Now there are different types of alarm clocks that I feel can be lumped into two categories the Man’s alarm clock and the Carson Daily alarm clock. The Man’s alarm clock is generally your cheaper model that makes the traditional, tonal sound of various beeps while the Carson Daily “Tool bag” model plays music or talks to you (a higher end model). Now lets say you live alone in your apartment. Your alarm goes off you hit the snooze button and wake up like 8 minutes later to the same punishing sound. This cycle may continue for sometime until you either turn it off completely and forget about your class or actually wake up. But most of us do not live alone; most have 2-3 other people sleeping in their bedroom along with themselves. This poses a problem hence why I am truly writing. The alarm clock war wages. You and your roommate(s) tend to not always have the same class times day in and day out which means one has to wake before the other at some point. This creates tension between roommates.
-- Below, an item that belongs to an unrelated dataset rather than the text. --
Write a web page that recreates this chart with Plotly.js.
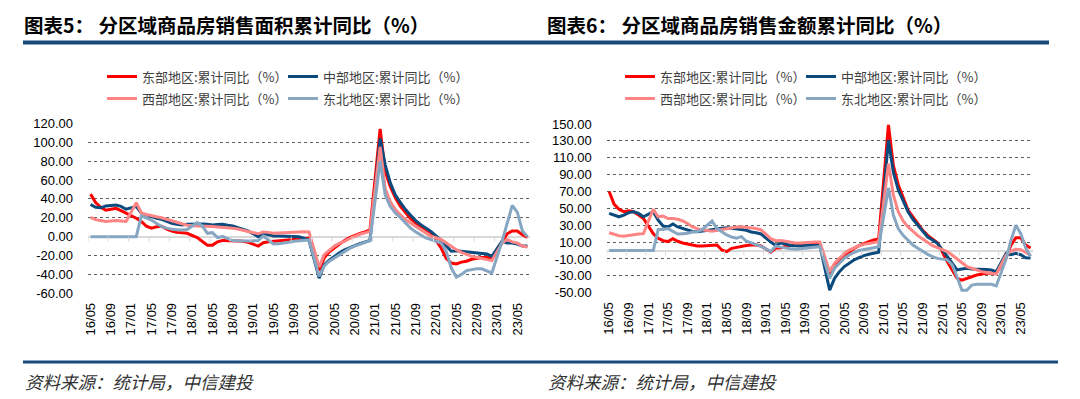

The one that hast to wake up first (roommate A) is ever so envious of the other (roommate B) for he gets to sleep longer. Now B gets irritated with A when his dreaded alarm clock goes off. Both roomies have to awake. And sometimes A decides to be a butt cheese and lay in bed while his alarm goes off. B is forced to listen to the noise that even the Grinch who stole Christmas would resent. And to make matters worse if A has a Carson Daily clock B learns to hate whatever song is being played more so than Kevin Federline’s smash hit single, “PopoZao.” B gets so enraged sometimes that he gets out of his bed to turn off the clock and exchange some ever so kind words with A, just what A needs to start the day off right. The roommates then start a feuding war that could last the entire day (in a girls case dare I say weeks even). A later in the day eats B’s food, B then makes sure there is no toilet paper left for A’s BM, and A finishes up the day with a nice Axe bombing (if you are not sure what an Axe bombing is just know it is a type of aerosol warfare or see Urban Dictionary).
In conclusion lets us be aware of our roommates and their harsh menopausal behaviors in the early hours of a school day. For all you roommate A’s out there please when your alarm goes off get right up and turn that SoB off wake up and embrace the day. You are the one who scheduled class earlier than B. And after all there is always next semester for payback. As for all you roommate B’s, be mindful during the evening that A hast to awake earlier than you.